L’Ordre national des infirmiers se félicite des progrès obtenus pour l’exercice de la pratique avancée. Et, par la voix de son président, plaide pour une révision systémique de notre système de santé en faveur d’une meilleure définition du rôle des uns des autres.
En effet, on ne peut que se féliciter que, trois ans après la parution du décret autorisant l’exercice des infirmiers en pratique avancée (IPA) en France, on soit déjà en train de le revoir. Nous sommes dans un processus d’évolution et petit à petit nous avançons, par le biais d’expérimentations, pour obtenir ce que nous n’avons pas pu obtenir initialement. Le texte initial est trop contraignant pour permettre d’améliorer véritablement le service rendu au patient. Il faut donner plus de marge de manœuvre aux professionnels de santé pour favoriser un exercice complet, à la hauteur de la demande et des besoins. La parution en octobre du décret créant le domaine d’intervention « urgences » pour les IPA a représenté un premier pas. La primo-prescription, qui constituait véritablement un frein, en est un autre.

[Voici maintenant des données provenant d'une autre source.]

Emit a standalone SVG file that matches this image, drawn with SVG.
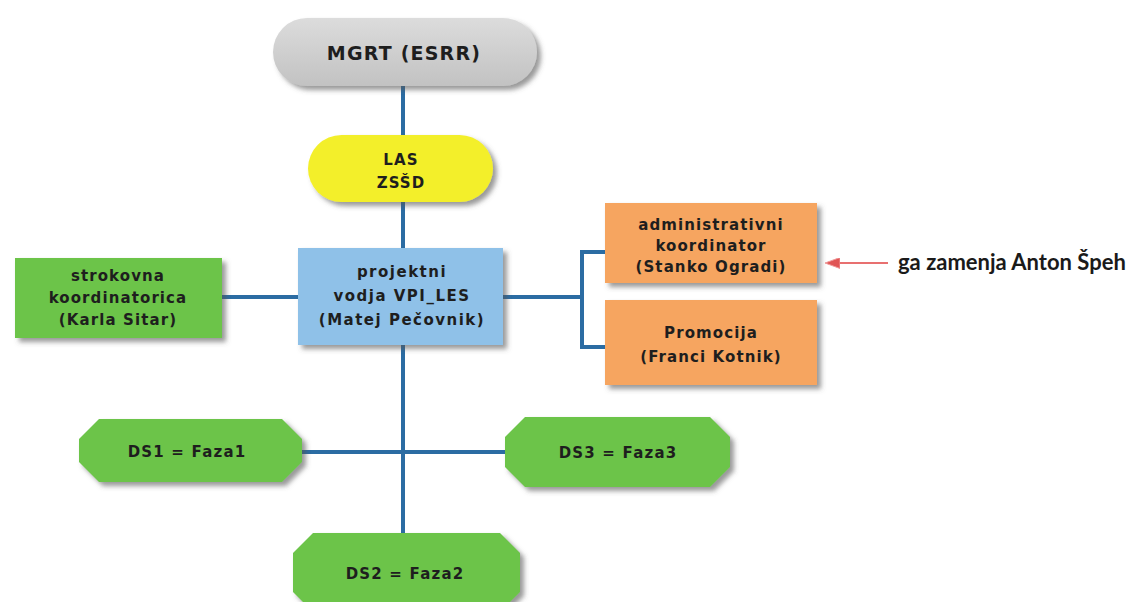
<svg xmlns="http://www.w3.org/2000/svg" width="1131" height="602" viewBox="0 0 1131 602">
<defs>
<filter id="sh" x="-10%" y="-20%" width="130%" height="150%">
<feDropShadow dx="4" dy="4" stdDeviation="2.5" flood-color="#555" flood-opacity="0.6"/>
</filter>
<linearGradient id="gray" x1="0" y1="0" x2="0" y2="1">
<stop offset="0" stop-color="#dcdcdc"/>
<stop offset="1" stop-color="#c2c2c2"/>
</linearGradient>
<marker id="ah" viewBox="0 0 15 11" refX="2" refY="5.5" markerWidth="15" markerHeight="11" markerUnits="userSpaceOnUse" orient="auto">
<path d="M0,0 L15,5.5 L0,11 Z" fill="#e05555" stroke="#f09a9a" stroke-width="1"/>
</marker>
</defs>
<style>
.t{font-family:"DejaVu Sans",Verdana,sans-serif;font-weight:bold;fill:#1e1e1e;text-anchor:middle;}
.s15{font-size:15px;letter-spacing:1.1px;}
.s14{font-size:15px;letter-spacing:1.2px;}
.con{stroke:#2b6ca3;stroke-width:4;fill:none;}
</style>
<g id="connectors">
<line class="con" x1="403" y1="86" x2="403" y2="535"/>
<line class="con" x1="220" y1="297" x2="300" y2="297"/>
<line class="con" x1="503" y1="297" x2="582" y2="297"/>
<polyline class="con" points="606,252 582,252 582,347 606,347"/>
<line class="con" x1="298" y1="452" x2="508" y2="452"/>
<line x1="888" y1="263" x2="838" y2="263" stroke="#e87070" stroke-width="2" marker-end="url(#ah)"/>
</g>
<g id="mgrt">
<rect x="273" y="18" width="264" height="68" rx="34" fill="url(#gray)" filter="url(#sh)"/>
<text class="t" x="404" y="60" style="font-size:19px;letter-spacing:1.2px">MGRT (ESRR)</text>
</g>
<g id="las">
<rect x="308" y="135" width="185" height="67" rx="33.5" fill="#f3ef2c" filter="url(#sh)"/>
<text class="t s15" x="401" y="165">LAS</text>
<text class="t s15" x="401" y="188">ZSŠD</text>
</g>
<g id="strokovna">
<rect x="15" y="258" width="207" height="80" fill="#6cc44a" filter="url(#sh)"/>
<text class="t s15" x="118" y="281">strokovna</text>
<text class="t s15" x="118" y="303">koordinatorica</text>
<text class="t s15" x="118" y="325">(Karla Sitar)</text>
</g>
<g id="projektni">
<rect x="298" y="248" width="205" height="97" fill="#8fc1e8" filter="url(#sh)"/>
<text class="t s15" x="402" y="277" style="letter-spacing:1.5px">projektni</text>
<text class="t s15" x="402" y="301" style="letter-spacing:1.5px">vodja VPI_LES</text>
<text class="t s15" x="402" y="325" style="letter-spacing:1.5px">(Matej Pečovnik)</text>
</g>
<g id="admin">
<rect x="605" y="203" width="212" height="80" fill="#f6a561" filter="url(#sh)"/>
<text class="t s15" x="711" y="230">administrativni</text>
<text class="t s15" x="711" y="251">koordinator</text>
<text class="t s15" x="711" y="272">(Stanko Ogradi)</text>
</g>
<g id="promocija">
<rect x="605" y="300" width="212" height="85" fill="#f6a561" filter="url(#sh)"/>
<text class="t s15" x="711" y="338">Promocija</text>
<text class="t s15" x="711" y="362">(Franci Kotnik)</text>
</g>
<g id="note">
<text x="898" y="270" style="font-family:Lato,'Open Sans',sans-serif;font-weight:bold;font-size:22px;fill:#1a1a1a">ga zamenja Anton Špeh</text>
</g>
<g id="ds1">
<polygon points="99,419 282,419 302,439 302,462 282,482 99,482 79,462 79,439" fill="#6cc44a" filter="url(#sh)"/>
<text class="t s14" x="187" y="457">DS1 = Faza1</text>
</g>
<g id="ds3">
<polygon points="525,417 710,417 730,437 730,467 710,487 525,487 505,467 505,437" fill="#6cc44a" filter="url(#sh)"/>
<text class="t s14" x="618" y="458">DS3 = Faza3</text>
</g>
<g id="ds2">
<polygon points="313,533 500,533 520,553 520,592 500,612 313,612 293,592 293,553" fill="#6cc44a" filter="url(#sh)"/>
<text class="t s14" x="405" y="579">DS2 = Faza2</text>
</g>
</svg>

Le prochain sujet à mettre sur la table est très polémique : il concerne l’accès direct du patient à l’IPA au sein d’une équipe coordonnée, sans passer par le médecin. Cette mesure n’a pas été retenue dans le PLFSS 2022 en raison de freins corporatistes. Cela nous a amenés à publier dans le Monde une tribune commune avec Pascale Mathieu, présidente de l’Ordre national des masseurs-kinésithérapeutes, intitulée « Les professions paramédicales doivent évoluer car cette progression tire vers le haut l’ensemble du système de santé ». Le rapport de l’OCDE publié en 2010 sur le développement des pratiques avancées établit que celles-ci apportent une amélioration des soins. Plus récemment, l’étude Cochrane « Les infirmiers(ères) en tant que substituts des médecins de soins primaires », parue en 2018, va également dans ce sens. Les professionnels de santé ont l’habitude au quotidien de travailler en interprofessionnalité. Il faut aujourd’hui que des communautés professionnelles territoriales de santé (CPTS) se développent et que, au sein de ces équipes coordonnées, on se répartisse la charge de travail en fonction des besoins et de l’offre de soins.
Les patients ont tout à y gagner car il n’existe pas de désert infirmier en France, contrairement à d’autres professions, et les infirmiers présentent l’avantage d’offrir une continuité entre l’hôpital et la ville, en réseau. La période Covid que nous traversons a montré à quel point les infirmiers sont compétents et répondent présents malgré des conditions de travail difficiles. Ils sont en première ligne pour faire évoluer le système de santé vers plus de prévention au lieu du tout-curatif.
Le problème est que, en France, on fait les choses sans vision globale des soins. On a monté des spécialités mais, avec l’universitarisation des études, il est devenu nécessaire de repenser le système. Comment inclure l’entrée des infirmiers à l’université dans le parcours professionnel n’a pas été pensé, anticipé ? Aujourd’hui, il faut mettre plusieurs acteurs autour de la table, notamment les infirmiers anesthésistes mais aussi les puéricultrices, les infirmiers de bloc opératoire, car il est nécessaire d’éviter tout clivage au sein de la profession et d’articuler les spécialités – qui datent d’avant la création des IPA en 2015 – avec les IPA. Ce travail doit être mené avec les universités et l’ensemble des parties prenantes concernées. L’enjeu est de savoir, en se projetant sur dix ans, comment on articule les spécialités et comment on peut les intégrer au processus universitaire.
Je suis persuadé que, par la formation, on doit arriver à trouver une place pour chacun. Sans quoi nous allons voir des rivalités se développer, ce qui serait contraire à notre mission au service des patients. Nous ne sommes pas tous sur les mêmes champs d’intervention ni de compétences. Il faut réaliser un exercice d’éclaircissement au niveau de la définition et de la place de chacun des professionnels de santé sur le territoire au sein du système de santé. La prochaine loi Santé devra porter sur l’organisation systémique au bénéfice du patient.